Moving on as well. Continuing this would be as ridiculous as that 'delayed' pass interference gift OSU got vs. Miami.
What a sweet release. Quick. What a sharp athlete. That guy coulda played any time any where with any body. That is fukn obvious. With modern medicine he would've thrived in today's NFL. He had it all. GTFOH Namath wasn't great
I hope he pans out, of course, but according to some objective metrics and analysis, it doesn't bode well for Hack. A handful of fans can look at the same video clips and come away with a handful of different opinions, clouded perhaps by the "lens" through which they are viewing it...very subjective. But a well formulated academic approach is a far more objective way of judging prospects... "Two of the public leaders in public football data analysis — Football Outsiders and ProFootballFocus — each crunched their respective numbers and came to the same conclusion: Hackenberg was a huge reach, if not a total waste, of a selection at 51st overall. Football Outsiders’ writer Andrew Healy, who also is a professor of economics at Loyola Marymount University, created a projection model called QBASE to attempt to forecast college quarterbacks’ future performance at the NFL level. Healy said the goal is to “take a quarterback’s college statistics and come up with the simplest way to predict how quarterbacks are going to do early in their NFL careers. So basically just get the stats that matter, throw out all the ones that don’t, and then come up with the projection that way.” And critically, he noted, the system adjusts those stats based on opponents’ and teammates’ skill levels. Hackenberg did not fare well. QBASE projects an 80.1% chance of him turning out to be a bust, with a mean projection total of -414 DYAR (defense-adjusted yards above replacement) in year’s 3-5 of his career. PFF views Hackenberg as even worse than QBASE. The analytics organization designated the quarterback as undraftable based on the grades and statistics it tracks in college and in the NFL. Again, accuracy was his major flaw." http://www.nydailynews.com/sports/f...enberg-sacked-nfl-analytics-article-1.2640197
1. Tell ya what. I am no statistician or a professor but I can guarantee you that every dollar you spend on a lottery ticket will be wasted. 2. Ya know what I mean? The deck is stacked against whoever has to make the pick. That's a low-hanging fruit. After all, draft IS just like lottery. 3. What that news had to include was the performance of QBASE, which I think would be pitiful to say the very least. [They didn't. More reason to laugh at it.]

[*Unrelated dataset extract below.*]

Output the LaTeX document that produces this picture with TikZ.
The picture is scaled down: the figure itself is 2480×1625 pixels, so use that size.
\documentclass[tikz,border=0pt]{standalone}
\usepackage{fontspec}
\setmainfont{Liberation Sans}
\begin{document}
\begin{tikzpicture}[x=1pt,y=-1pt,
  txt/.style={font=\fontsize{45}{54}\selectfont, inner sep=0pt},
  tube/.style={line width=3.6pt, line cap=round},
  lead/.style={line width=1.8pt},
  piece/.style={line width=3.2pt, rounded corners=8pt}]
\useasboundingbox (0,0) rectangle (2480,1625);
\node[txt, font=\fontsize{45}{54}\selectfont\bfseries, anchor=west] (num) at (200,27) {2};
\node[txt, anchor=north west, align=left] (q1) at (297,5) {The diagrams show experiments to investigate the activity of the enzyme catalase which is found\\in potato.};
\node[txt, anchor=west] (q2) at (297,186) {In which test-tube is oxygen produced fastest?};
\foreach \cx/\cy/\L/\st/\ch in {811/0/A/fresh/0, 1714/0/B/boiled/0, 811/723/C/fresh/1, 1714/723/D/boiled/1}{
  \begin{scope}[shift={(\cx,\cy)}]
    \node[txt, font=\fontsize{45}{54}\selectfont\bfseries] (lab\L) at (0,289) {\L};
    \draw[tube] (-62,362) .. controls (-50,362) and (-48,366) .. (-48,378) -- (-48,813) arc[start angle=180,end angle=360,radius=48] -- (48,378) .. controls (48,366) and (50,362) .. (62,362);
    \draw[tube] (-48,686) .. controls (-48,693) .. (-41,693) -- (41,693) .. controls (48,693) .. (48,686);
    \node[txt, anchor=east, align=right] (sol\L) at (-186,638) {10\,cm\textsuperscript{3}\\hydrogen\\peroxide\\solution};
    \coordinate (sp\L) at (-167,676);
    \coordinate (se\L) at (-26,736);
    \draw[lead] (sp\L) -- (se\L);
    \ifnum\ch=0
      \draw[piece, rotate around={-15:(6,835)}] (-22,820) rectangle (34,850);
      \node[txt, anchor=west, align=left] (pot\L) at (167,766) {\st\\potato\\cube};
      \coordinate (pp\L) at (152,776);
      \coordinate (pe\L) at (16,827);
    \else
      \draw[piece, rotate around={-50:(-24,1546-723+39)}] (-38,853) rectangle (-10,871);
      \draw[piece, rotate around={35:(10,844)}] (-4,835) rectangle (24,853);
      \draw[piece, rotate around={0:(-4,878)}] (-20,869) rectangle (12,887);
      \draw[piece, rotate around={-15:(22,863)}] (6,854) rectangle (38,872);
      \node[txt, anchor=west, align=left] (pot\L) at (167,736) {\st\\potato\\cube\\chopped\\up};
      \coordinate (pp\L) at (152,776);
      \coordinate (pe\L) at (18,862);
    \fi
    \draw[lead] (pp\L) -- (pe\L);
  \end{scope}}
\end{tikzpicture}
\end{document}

On your 3rd point, go back and look at the second to last paragraph of what I posted, and you will see that they did include QBASE. (not sure what grounds you have to call it "pitiful", but whatever)

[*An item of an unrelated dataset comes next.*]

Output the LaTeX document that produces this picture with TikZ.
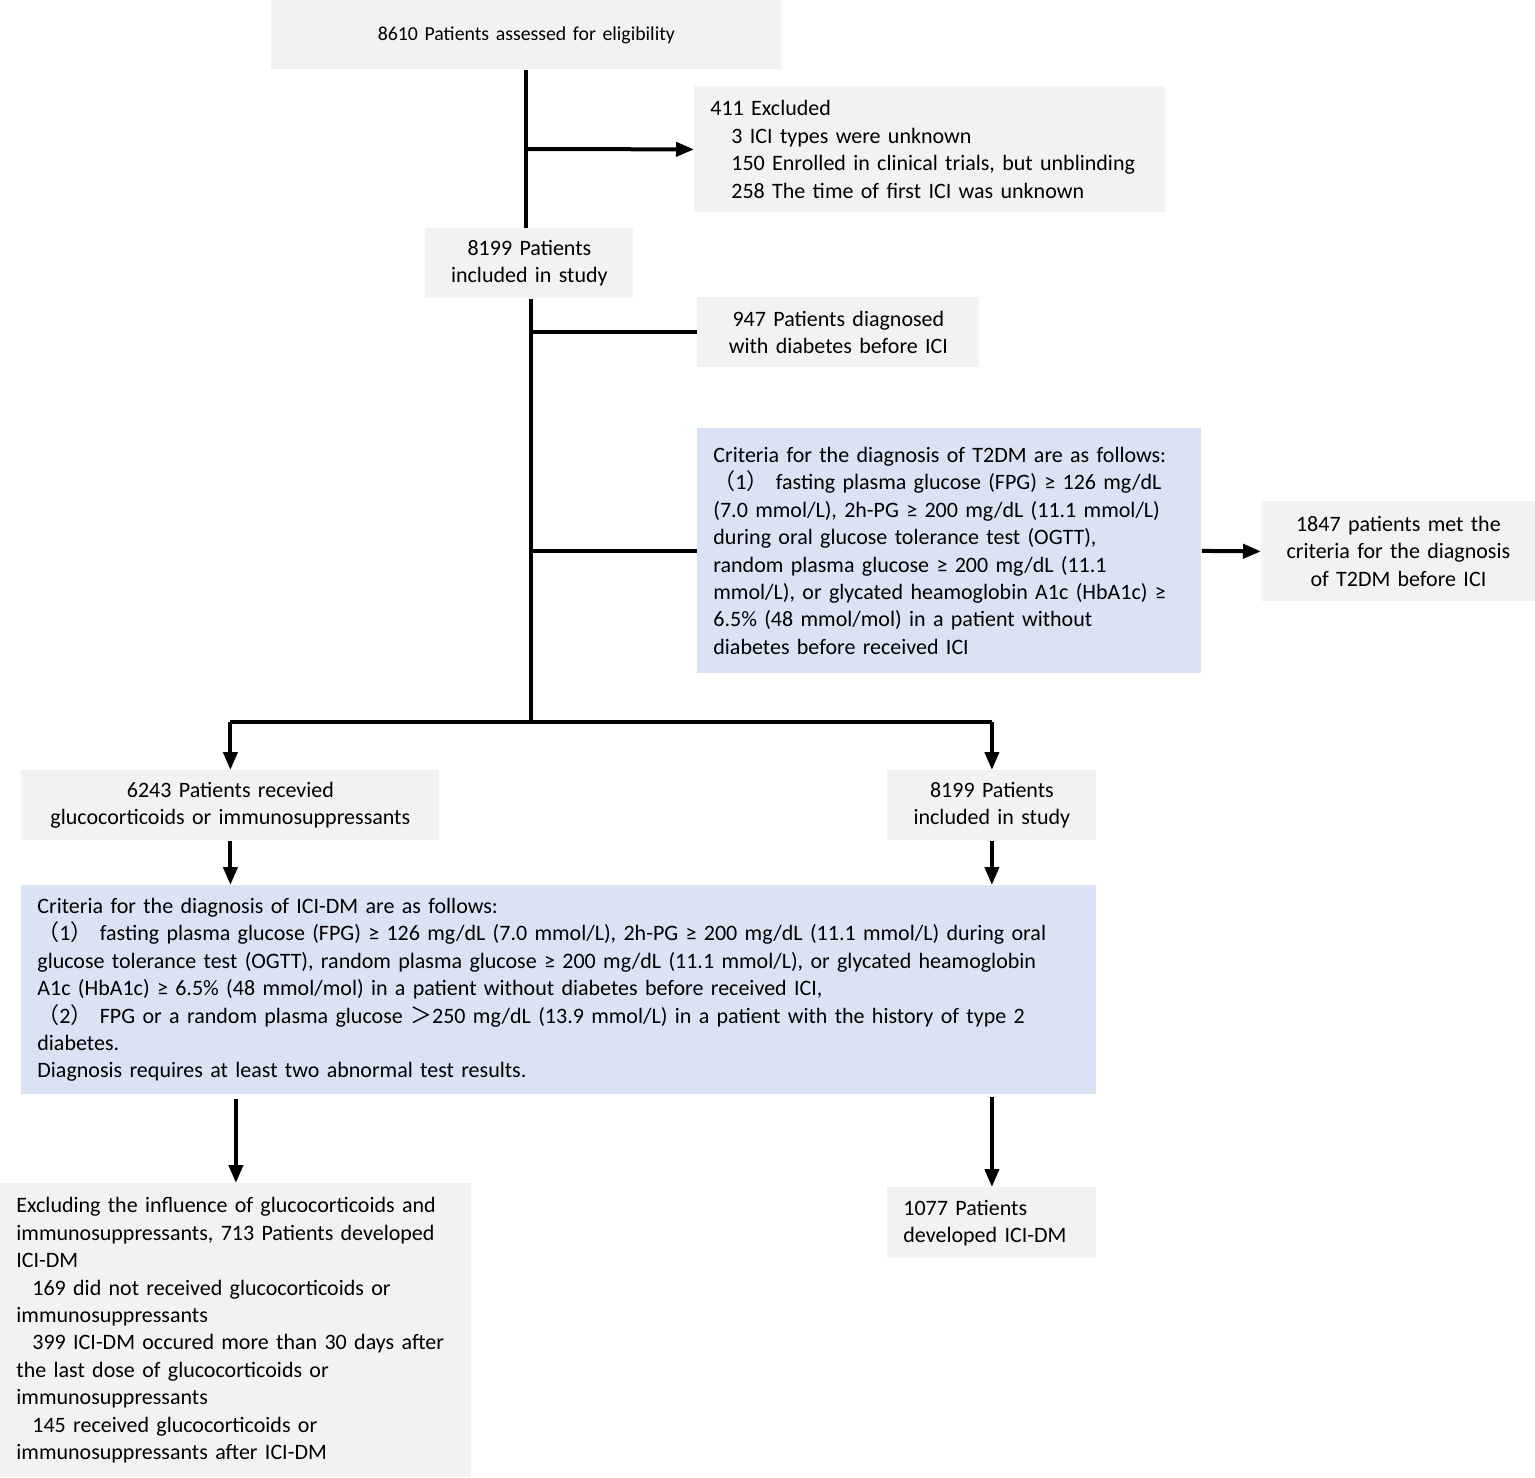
\documentclass[tikz,border=0pt]{standalone}
\usepackage{fontspec}
\setmainfont{Carlito}
\newfontfamily\cjk{Noto Sans CJK SC}
\usetikzlibrary{arrows.meta}
\definecolor{boxgray}{HTML}{F2F2F2}
\definecolor{boxblue}{HTML}{DAE3F3}
\newcommand{\fp}[1]{{\cjk （}#1{\cjk ）}}
\begin{document}
\begin{tikzpicture}[x=0.5pt,y=-0.5pt,
  basebox/.style={anchor=north west, inner ysep=0pt, inner xsep=8pt,
    font=\fontsize{11pt}{13.7pt}\selectfont},
  gbox/.style={basebox, fill=boxgray},
  bbox/.style={basebox, fill=boxblue},
  conn/.style={line width=2pt},
  arr/.style={line width=2pt, -{Triangle[width=7pt,length=9pt]}}]
\useasboundingbox (0,0) rectangle (1535,1477);
% boxes
\node[gbox, minimum width=255pt, minimum height=34.5pt, text width=239pt, align=center,
  font=\fontsize{9.9pt}{12pt}\selectfont] (top) at (271,0) {8610 Patients assessed for eligibility};
\node[gbox, minimum width=235.5pt, minimum height=63pt, text width=219.5pt, align=left] (excl) at (694,86)
  {411 Excluded\\
   \hspace*{10.5pt}3 ICI types were unknown\\
   \hspace*{10.5pt}150 Enrolled in clinical trials, but unblinding\\
   \hspace*{10.5pt}258 The time of first ICI was unknown};
\node[gbox, minimum width=104pt, minimum height=35pt, text width=88pt, align=center] (incl) at (425,228)
  {8199 Patients\\included in study};
\node[gbox, minimum width=141pt, minimum height=35pt, text width=125pt, align=center] (diab) at (697,297)
  {947 Patients diagnosed\\with diabetes before ICI};
\node[bbox, minimum width=252pt, minimum height=122.5pt, text width=236pt, align=left] (t2dm) at (697,428)
  {\mbox{Criteria for the diagnosis of T2DM are as follows:}\\
   \mbox{\fp{1} fasting plasma glucose (FPG) ≥ 126 mg/dL}\\
   \mbox{(7.0 mmol/L), 2h-PG ≥ 200 mg/dL (11.1 mmol/L)}\\
   \mbox{during oral glucose tolerance test (OGTT),}\\
   \mbox{random plasma glucose ≥ 200 mg/dL (11.1}\\
   \mbox{mmol/L), or glycated heamoglobin A1c (HbA1c) ≥}\\
   \mbox{6.5\% (48 mmol/mol) in a patient without}\\
   \mbox{diabetes before received ICI}};
\node[gbox, minimum width=137pt, minimum height=50pt, text width=121pt, align=center] (met) at (1261,501)
  {1847 patients met the\\criteria for the diagnosis\\of T2DM before ICI};
\node[gbox, minimum width=209pt, minimum height=35pt, text width=193pt, align=center] (gluco) at (21,770)
  {6243 Patients recevied\\glucocorticoids or immunosuppressants};
\node[gbox, minimum width=104.5pt, minimum height=35pt, text width=88.5pt, align=center] (incl2) at (887,770)
  {8199 Patients\\included in study};
\node[bbox, minimum width=537.5pt, minimum height=104.5pt, text width=521.5pt, align=left] (ici) at (21,885)
  {\mbox{Criteria for the diagnosis of ICI-DM are as follows:}\\
   \mbox{\fp{1} fasting plasma glucose (FPG) ≥ 126 mg/dL (7.0 mmol/L), 2h-PG ≥ 200 mg/dL (11.1 mmol/L) during oral}\\
   \mbox{glucose tolerance test (OGTT), random plasma glucose ≥ 200 mg/dL (11.1 mmol/L), or glycated heamoglobin}\\
   \mbox{A1c (HbA1c) ≥ 6.5\% (48 mmol/mol) in a patient without diabetes before received ICI,}\\
   \mbox{\fp{2} FPG or a random plasma glucose {\cjk ＞}250 mg/dL (13.9 mmol/L) in a patient with the history of type 2}\\
   \mbox{diabetes.}\\
   \mbox{Diagnosis requires at least two abnormal test results.}};
\node[gbox, minimum width=235.5pt, minimum height=147pt, text width=219.5pt, align=left] (excl2) at (0,1183)
  {\mbox{Excluding the influence of glucocorticoids and}\\
   \mbox{immunosuppressants, 713 Patients developed}\\
   \mbox{ICI-DM}\\
   \mbox{\hspace*{8pt}169 did not received glucocorticoids or}\\
   \mbox{immunosuppressants}\\
   \mbox{\hspace*{8pt}399 ICI-DM occured more than 30 days after}\\
   \mbox{the last dose of glucocorticoids or}\\
   \mbox{immunosuppressants}\\
   \mbox{\hspace*{8pt}145 received glucocorticoids or}\\
   \mbox{immunosuppressants after ICI-DM}};
\node[gbox, minimum width=104.5pt, minimum height=35.5pt, text width=88.5pt, align=left] (dev) at (887,1187)
  {1077 Patients\\developed ICI-DM};
% junction points
\coordinate (j1) at (526,149);
\coordinate (hub) at (531,722);
% connectors
\draw[conn] (top.south) -- (top.south |- incl.north);
\draw[arr] (j1) -- (excl.west);
\draw[conn] (incl.south -| hub) -- (hub);
\draw[conn] (hub |- diab.west) -- (diab.west);
\draw[conn] (hub |- t2dm.west) -- (t2dm.west);
\draw[arr] (t2dm.east) -- (met.west);
\draw[conn] (gluco.north |- hub) -- (incl2.north |- hub);
\draw[arr] (gluco.north |- hub) -- (gluco.north);
\draw[arr] (incl2.north |- hub) -- (incl2.north);
\draw[arr] (gluco.south) -- (gluco.south |- ici.north);
\draw[arr] (incl2.south) -- (incl2.south |- ici.north);
\draw[arr] ([yshift=-2pt]excl2.north |- ici.south) -- (excl2.north);
\draw[arr] ([yshift=-1pt]dev.north |- ici.south) -- (dev.north);
\end{tikzpicture}
\end{document}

Don't you love how jerkoffs who never saw a player play feel compelled to lecture you on ....how he played....based upon other people's opinions? Jerkoffs. _
So I can see you are no statistician whatsoever as well. But then I was not clear about [what to include] in that original posting - I assumed you'd understand. That's my mistake - and I will clarify below. What I meant to say there was - simply the question of [how reliable is that QBASE bullshit?] In order to do that, they should have included the full analysis of the every QBs since the first NFL draft. It [might] sound a lot, but it's actually not that big of a deal in the age of big data [like now.] You get a few hundred data points each year [TOPS.] And I am being VERY lenient in that analysis too. [No draft has seen the QBs drafted by hundreds.] If QBASE is indeed a good indicator of QB future performance, it will show a very compelling distribution of players from awful to awesome, out of which you should have no problem locating the likes of Mark Sanchezes, Geno Smiths and of course, Hackenbergs. Since I don't even know how well it performs, I have no reason to trust its analysis. I raised the first point for a reason; it doesn't take a genius to figure out that the deck is stacked toward whoever says [Nay.]

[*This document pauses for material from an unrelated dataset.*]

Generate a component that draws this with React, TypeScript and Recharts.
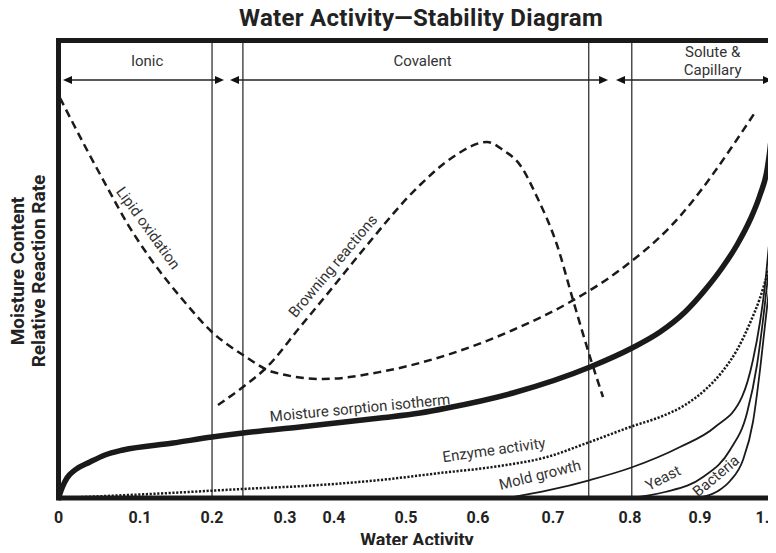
import React from 'react';
import { LineChart, Line, XAxis, YAxis, ReferenceLine, ReferenceDot } from 'recharts';

// x runs 0..100 across the plot (tick labels are placed where the diagram puts them),
// y is a relative 0..100 scale
const tickLabels = ['0', '0.1', '0.2', '0.3', '0.4', '0.5', '0.6', '0.7', '0.8', '0.9', '1.1'];
const tickPositions = [0, 11.36, 21.39, 31.57, 38.4, 48.43, 58.47, 68.92, 79.65, 89.41, 98.75];

const zoneBoundaries = [21.4, 25.7, 73.9, 79.9];

const zones = [
  { name: ['Ionic'], from: 0.63, to: 23.07 },
  { name: ['Covalent'], from: 23.9, to: 76.59 },
  { name: ['Solute &', 'Capillary'], from: 77.7, to: 99.44 },
];

const sorptionIsotherm: [number, number][] = [
  [0, 0], [0.49, 2.19], [1.18, 4.37], [2.3, 6.12], [4.39, 7.87], [6.48, 9.4], [8.99, 10.49],
  [15.96, 12.02], [21.39, 13.33], [25.71, 14.21], [33.66, 15.52], [44.81, 17.49], [50.38, 18.58],
  [54.15, 19.67], [63.34, 22.95], [74.08, 28.63], [79.93, 32.79], [83.83, 36.28], [87.32, 40.66],
  [90.1, 45.46], [92.47, 50.27], [94.56, 55.3], [96.38, 60.77], [97.77, 66.23], [98.75, 71.69],
  [99.3, 78.25], [99.72, 87.43],
];

const lipidOxidation: [number, number][] = [
  [0.21, 87.43], [3.97, 76.07], [6.76, 67.98], [9.55, 60.11], [12.75, 52.46], [17.35, 43.28],
  [21.39, 36.28], [25.71, 31.26], [29.9, 27.54], [36.86, 26.01], [44.81, 27.54], [54.15, 31.26],
  [63.34, 36.72], [71.29, 42.84], [78.26, 49.84], [85.23, 59.23], [97.21, 84.59],
];

const browning: [number, number][] = [
  [22.23, 20.33], [25.71, 24.26], [29.06, 28.63], [33.66, 37.38], [38.26, 46.12], [42.44, 54.21],
  [50.38, 68.42], [54.98, 74.54], [59.72, 77.81], [61.95, 76.07], [64.32, 72.79], [66.69, 65.79],
  [69.48, 55.3], [71.71, 43.28], [74.08, 30.82], [75.89, 22.08],
];

const enzyme: [number, number][] = [
  [0, 0], [12.75, 0.87], [25.71, 1.97], [36.45, 2.84], [44.81, 3.93], [53.17, 5.46], [61.53, 7.0],
  [68.08, 8.96], [73.66, 12.02], [80.07, 15.74], [83.83, 17.7], [87.32, 20.33], [90.1, 23.61],
  [92.47, 27.54], [94.56, 32.35], [96.38, 38.25], [97.77, 43.72], [98.89, 49.4], [100, 55.3],
];

const mold: [number, number][] = [
  [62.65, 0], [68.5, 1.75], [74.08, 3.93], [79.65, 6.56], [86.62, 11.15], [91.5, 15.52],
  [95.26, 22.08], [96.79, 30.16], [97.77, 38.47], [98.47, 46.56], [99.02, 55.3], [99.58, 64.04], [100, 70.6],
];

const yeast: [number, number][] = [
  [79.65, 0], [84.53, 1.31], [89.83, 4.59], [93.59, 10.49], [95.96, 18.58], [97.35, 29.07],
  [98.19, 38.91], [98.75, 46.56], [99.3, 54.21], [100, 61.86],
];

const bacteria: [number, number][] = [
  [88.99, 0], [91.92, 1.53], [93.59, 3.72], [95.4, 8.31], [96.79, 16.61], [97.77, 27.98],
  [98.47, 37.81], [99.02, 45.46], [99.58, 52.46], [100, 57.49],
];

// curve captions: anchor in chart units + rotation
const captions = [
  { text: 'Lipid oxidation', x: 12.49, y: 59.02, angle: 54 },
  { text: 'Browning reactions', x: 38.26, y: 50.71, angle: -50 },
  { text: 'Moisture sorption isotherm', x: 42.02, y: 19.67, angle: -5.5 },
  { text: 'Enzyme activity', x: 60.7, y: 10.49, angle: -8 },
  { text: 'Mold growth', x: 67.11, y: 5.03, angle: -14 },
  { text: 'Yeast', x: 84.25, y: 4.37, angle: -27 },
  { text: 'Bacteria', x: 91.64, y: 4.81, angle: -40 },
];

const toPoints = (arr: [number, number][]) => arr.map(([x, y]) => ({ x, y }));

const INK = '#1a1a1a';
const FONT = 'Roboto, "Noto Sans", sans-serif';

const DoubleArrow = (p: any) => {
  const { x1, y1, x2, y2 } = p;
  const h = 9;
  const w = 4;
  return (
    <g>
      <line x1={x1 + h - 1} y1={y1} x2={x2 - h + 1} y2={y2} stroke="#222" strokeWidth={1.3} />
      <polygon points={`${x1},${y1} ${x1 + h},${y1 - w} ${x1 + h},${y1 + w}`} fill="#111" />
      <polygon points={`${x2},${y2} ${x2 - h},${y2 - w} ${x2 - h},${y2 + w}`} fill="#111" />
    </g>
  );
};

export default function App() {
  return (
    <div
      style={{
        position: 'relative',
        width: 776,
        height: 553,
        margin: -8,
        overflow: 'hidden',
        background: '#fff',
        fontFamily: FONT,
      }}
    >
      <LineChart width={800} height={553} margin={{ top: 40.5, right: 24, bottom: 0, left: 58.5 }}>
        <XAxis
          type="number"
          dataKey="x"
          domain={[0, 100]}
          ticks={tickPositions}
          tickFormatter={(v: number) => tickLabels[tickPositions.indexOf(v)] ?? ''}
          interval={0}
          height={55}
          tickLine={false}
          tickSize={6}
          tickMargin={8}
          axisLine={{ stroke: INK, strokeWidth: 5 }}
          tick={{ fontSize: 16, fontWeight: 700, fill: '#222', fontFamily: FONT }}
        />
        <YAxis type="number" domain={[0, 100]} hide />

        {zoneBoundaries.map((x) => (
          <ReferenceLine key={x} x={x} stroke="#333" strokeWidth={1.3} />
        ))}
        <ReferenceLine y={100} stroke={INK} strokeWidth={5} strokeLinecap="square" />
        <ReferenceLine x={0} stroke={INK} strokeWidth={5} strokeLinecap="square" />

        {zones.map((z) => (
          <ReferenceLine
            key={z.name[0]}
            segment={[{ x: z.from, y: 91.37 }, { x: z.to, y: 91.37 }]}
            shape={DoubleArrow}
            ifOverflow="visible"
          />
        ))}
        {zones.map((z) => (
          <ReferenceDot
            key={'t' + z.name[0]}
            x={(z.from + z.to) / 2 + (z.name.length > 1 ? 2.6 : 0.5)}
            y={z.name.length > 1 ? 97.4 : 95.5}
            r={0}
            ifOverflow="visible"
            shape={(p: any) => (
              <text
                x={p.cx}
                y={p.cy}
                textAnchor="middle"
                dominantBaseline="central"
                fontSize={15}
                fill="#333"
                fontFamily={FONT}
              >
                {z.name.map((s, i) => (
                  <tspan key={s} x={p.cx} dy={i === 0 ? 0 : 18}>
                    {s}
                  </tspan>
                ))}
              </text>
            )}
          />
        ))}

        <Line data={toPoints(lipidOxidation)} dataKey="y" type="monotone" stroke={INK} strokeWidth={2.5}
          strokeDasharray="8 5" dot={false} activeDot={false} isAnimationActive={false} />
        <Line data={toPoints(browning)} dataKey="y" type="monotone" stroke={INK} strokeWidth={2.5}
          strokeDasharray="8 5" dot={false} activeDot={false} isAnimationActive={false} />
        <Line data={toPoints(enzyme)} dataKey="y" type="monotone" stroke={INK} strokeWidth={2.5}
          strokeDasharray="2.2 1.6" dot={false} activeDot={false} isAnimationActive={false} />
        <Line data={toPoints(mold)} dataKey="y" type="monotone" stroke={INK} strokeWidth={1.8}
          dot={false} activeDot={false} isAnimationActive={false} />
        <Line data={toPoints(yeast)} dataKey="y" type="monotone" stroke={INK} strokeWidth={1.8}
          dot={false} activeDot={false} isAnimationActive={false} />
        <Line data={toPoints(bacteria)} dataKey="y" type="monotone" stroke={INK} strokeWidth={1.8}
          dot={false} activeDot={false} isAnimationActive={false} />
        <Line data={toPoints(sorptionIsotherm)} dataKey="y" type="monotone" stroke={INK} strokeWidth={5.5}
          dot={false} activeDot={false} isAnimationActive={false} />

        {captions.map((c) => (
          <ReferenceDot
            key={c.text}
            x={c.x}
            y={c.y}
            r={0}
            ifOverflow="visible"
            shape={(p: any) => (
              <text
                x={p.cx}
                y={p.cy}
                textAnchor="middle"
                dominantBaseline="central"
                fontSize={15}
                fill="#333"
                fontFamily={FONT}
                transform={`rotate(${c.angle} ${p.cx} ${p.cy})`}
              >
                {c.text}
              </text>
            )}
          />
        ))}
      </LineChart>

      <svg width={776} height={553} style={{ position: 'absolute', left: 0, top: 0, pointerEvents: 'none' }}>
        <text x={421} y={26} textAnchor="middle" fontSize={24} fontWeight={700} letterSpacing={0.3}
          fill="#222" fontFamily={FONT}>
          Water Activity—Stability Diagram
        </text>
        <text x={417} y={546} textAnchor="middle" fontSize={18} fontWeight={700} fill="#222" fontFamily={FONT}>
          Water Activity
        </text>
        <text x={24} y={271} textAnchor="middle" fontSize={19} fontWeight={700} fill="#222" fontFamily={FONT}
          transform="rotate(-90 24 271)">
          Moisture Content
        </text>
        <text x={45} y={271} textAnchor="middle" fontSize={19} fontWeight={700} fill="#222" fontFamily={FONT}
          transform="rotate(-90 45 271)">
          Relative Reaction Rate
        </text>
      </svg>
    </div>
  );
}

Wait. So we can't trust people's opinions who watch him play because everyone will think differently. But Pro Football Focus (a service through which 3 people watch a play and each assign it a grade that gets averaged together) is an objective, end-all evaluation.
[They] tried to pull the fallacy of argument from authority - so I questioned it. And who told you that I trust PFF grade? [I don't; they do show decent statistical analysis notwithstanding.]
I was talking about the other guy, who literally started his argument by devaluing subjective opinions based on watching tape and then proceeded to cite an analytics service that's entirely founded on subjective opinions based on watching tape.
Let it go. The dude doesn't have an original thought in his head. Needs talking points to form an opinion. _
He's also an expert in the field of statistical analysis and an Adobe Certified Graphics Expert. You must recognize the Truth.